Recently, a new report by Gartner suggests a new practice to reduce this burden of IT management, dubbed AIOps. AIOps translates to “Algorithmic IT Operations,” asserting that algorithms, not humans or traditional statistics, will help to make smarter IT decisions and help ensure application efficiency. AIOps shifts the burden of IT management from DevOps engineers to platforms that leverage machine learning (ML) and automation. DevOps engineers have become spread too thin. To scale themselves, they rely on a plethora of tools to report cloud system health. These tools need constant nurturing in the form of tuning alerts often, rewriting scripts, and taking time away from real work. AIOps platforms reduce the need for these tasks by using ML to set alerts and automation to resolve issues.
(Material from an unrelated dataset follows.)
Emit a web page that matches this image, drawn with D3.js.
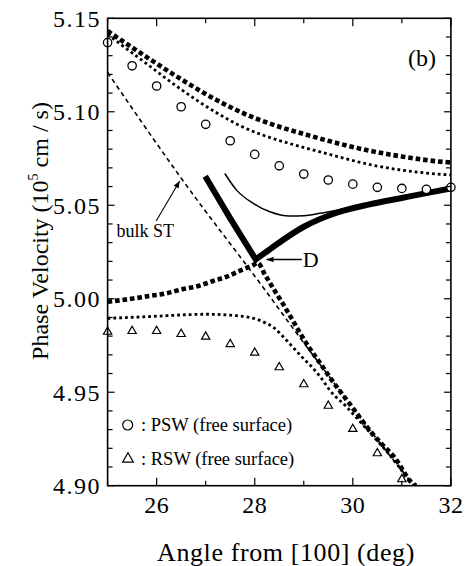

In the long term AIOps platforms can learn patterns of behavior within distributed cloud systems, suggesting which metrics are related to one another. These relationships can be mapped against systems of record, such as log files, providing a deeper understanding of the health of cloud environments, apps or services.
AIOps practices save companies time and money. ITOps teams can spend time building scalable systems, rather than chasing down noisy alerts and doing redundant tasks. Cloud systems gain efficiency thanks to reduced app downtime. AIOps platforms predict potential IT incidents and resolve them without human intervention.
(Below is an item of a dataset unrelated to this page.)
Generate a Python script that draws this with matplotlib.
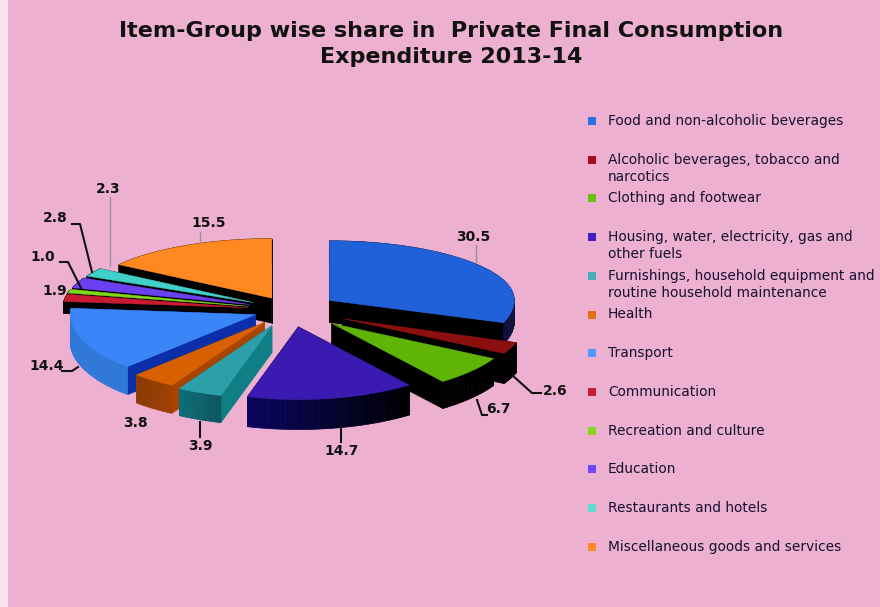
import numpy as np
import matplotlib
matplotlib.use("Agg")
import matplotlib.pyplot as plt
from matplotlib.colors import to_rgb

# item groups, clockwise from 12 o'clock
categories = [
    "Food and non-alcoholic beverages",
    "Alcoholic beverages, tobacco and\nnarcotics",
    "Clothing and footwear",
    "Housing, water, electricity, gas and\nother fuels",
    "Furnishings, household equipment and\nroutine household maintenance",
    "Health",
    "Transport",
    "Communication",
    "Recreation and culture",
    "Education",
    "Restaurants and hotels",
    "Miscellaneous goods and services",
]
shares = [30.5, 2.6, 6.7, 14.7, 3.9, 3.8, 14.4, 1.9, 1.0, 2.8, 2.3, 15.5]

title = "Item-Group wise share in  Private Final Consumption\nExpenditure 2013-14"

# styling
BG = "#EDB0D0"
top_colors = ["#2060D8", "#8B0F0F", "#5FB406", "#3A1AB0", "#2CA0A8", "#D86000",
              "#3A86F8", "#C81A32", "#80D818", "#6A40F0", "#40D0C8", "#FF8820"]
legend_colors = ["#2A70E0", "#A01020", "#6CC010", "#4020C0", "#40B0B8", "#E07010",
                 "#4A98FF", "#C81A3A", "#80D820", "#6A48F8", "#60D8D0", "#FF8828"]
# cut face colour, rim colour on the left and on the right
cut_colors = ["#000000", "#000000", "#000000", "#000000", "#0F7F85", "#A84400",
              "#0A2FA8", "#000000", "#000000", "#000000", "#000000", "#000000"]
rim_left = ["#000000", "#000000", "#000000", "#0A0560", "#0F6E78", "#8B3A08",
            "#2F78D8", "#000000", "#000000", "#000000", "#000000", "#000000"]
rim_right = ["#101040", "#000000", "#000000", "#000000", "#0A5560", "#A04000",
             "#2F78D8", "#000000", "#000000", "#000000", "#000000", "#000000"]
explode = [0.26, 0.31, 0.30, 0.25, 0.25, 0.23, 0.20, 0.23, 0.23, 0.23, 0.23, 0.21]
depths = [22, 30, 27, 30, 27, 28, 28, 12, 12, 12, 12, 25]
draw_order = [0, 11, 10, 9, 8, 7, 1, 6, 2, 5, 4, 3]

W, H = 880, 607
CX, CY, RX, RY = 290, 310, 185, 66


def warp(y):
    # back of the pie is squeezed, front is stretched
    return y * (1 - 0.09 * np.tanh(2 * y))


fig = plt.figure(figsize=(W / 100, H / 100), dpi=100, facecolor=BG)
ax = fig.add_axes([0, 0, 1, 1])
wedges, _ = ax.pie(shares, explode=explode, colors=top_colors, startangle=90, counterclock=False)
ax.set_aspect("auto")
ax.set_xlim(-CX / RX, (W - CX) / RX)
ax.set_ylim(-(H - CY) / RY, CY / RY)
ax.axis("off")

# extrude each slice downwards, back to front
for k, i in enumerate(draw_order):
    w = wedges[i]
    w.set_visible(False)
    x0, y0 = w.center
    y0 = warp(y0)
    d = depths[i] / RY
    z = 10 + k * 3
    t = np.radians(np.linspace(w.theta1, w.theta2, 41))
    px = w.center[0] + w.r * np.cos(t)
    py = warp(w.center[1] + w.r * np.sin(t))
    for end in (0, -1):
        ax.fill([x0, px[end], px[end], x0], [y0, py[end], py[end] - d, y0 - d],
                color=cut_colors[i], lw=0.5, zorder=z)
    c_l, c_r = np.array(to_rgb(rim_left[i])), np.array(to_rgb(rim_right[i]))
    for j in range(len(t) - 1):
        f = np.clip((px[j] - px.min()) / max(np.ptp(px), 1e-6), 0, 1)
        ax.fill([px[j], px[j + 1], px[j + 1], px[j]],
                [py[j], py[j + 1], py[j + 1] - d, py[j] - d],
                color=c_l + (c_r - c_l) * f, lw=0.5, zorder=z + 1)
    ax.fill(np.r_[x0, px], np.r_[y0, py], color=top_colors[i], lw=0.3, zorder=z + 2)

# overlay in pixel coordinates for labels and legend
ov = fig.add_axes([0, 0, 1, 1], facecolor="none")
ov.set_xlim(0, W)
ov.set_ylim(H, 0)
ov.axis("off")

ov.axvspan(0, 8, color="#F8E4EF", lw=0)
ov.text(451, 44, title, ha="center", va="center", fontsize=16, fontweight="bold",
        family="DejaVu Sans", color="#111111", linespacing=1.4)

# data labels, same order as shares
label_pos = [(473, 237), (555, 391), (498, 409), (342, 451), (200, 446), (135, 423),
             (47, 366), (55, 291), (43, 257), (55, 218), (108, 189), (209, 223)]
leaders = [
    [(476, 245), (476, 262)],
    [(512, 375), (532, 393), (541, 393)],
    [(477, 400), (482, 415), (487, 415)],
    [(341, 428), (341, 442)],
    [(200, 422), (200, 437)],
    None,
    [(62, 371), (72, 371), (78, 367)],
    None,
    [(60, 262), (68, 262), (81, 288)],
    [(72, 224), (80, 224), (92, 272)],
    [(110, 197), (110, 266)],
    [(200, 232), (200, 242)],
]
grey_leaders = {0, 10, 11}
for i, v in enumerate(shares):
    ov.text(*label_pos[i], f"{v:.1f}", ha="center", va="center", fontsize=10,
            fontweight="bold", family="DejaVu Sans", color="#111111", zorder=60)
    if leaders[i]:
        xs, ys = zip(*leaders[i])
        ov.plot(xs, ys, color="#999090" if i in grey_leaders else "#111111",
                lw=1.0 if i in grey_leaders else 1.5, zorder=5 if i in grey_leaders else 60)

# legend
for i, name in enumerate(categories):
    y = 121 + i * 38.7
    ov.plot([592], [y], marker="s", ms=6.2, mew=0, color=legend_colors[i])
    ov.text(608, y - 7, name, ha="left", va="top", fontsize=9.9, family="DejaVu Sans",
            color="#151030", linespacing=1.3)

fig.savefig("out.png", dpi=100, facecolor=BG)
AIOps provides this capability thanks to ML algorithms learning from data within monitoring systems. AIOps platforms use ML algorithms to learn the patterns of behavior on each machine metric, like CPU Use or the amount of bytes written to disk. If these algorithms find abnormal activity, they trigger actions using automation tools IT organizations use to do initial troubleshooting or fix basic problems.
The ability to adopt AIOps depends not only on the availability of monitoring data and automation systems, but also the alignment of people and processes. Some AIOps platforms provide capabilities to make it so companies can integrate their cloud systems in a matter of days. Like any transformation effort, aligning people and processes can take more time, depending on business commitment. One area where AIOps can provide measurable value lies within an IT service management (ITSM) strategy. Most companies have some level of incident management, but a robust practice can expose key metrics used measure an AIOps success. These include mean time to ticket resolution (MTTR) and number of incidents created. Both measurements tie back to customer satisfaction, further underscoring the value of AIOps.
The rise of ML paves the way for improved operations across all areas for a business, and AIOps solves a critical problem all businesses face today. While most ML projects can take years to see value, AIOps platforms can provide excellent ROI for internal operations with minimal effort. In turn, this investment can lead to lasting value and customer advocacy in the long term.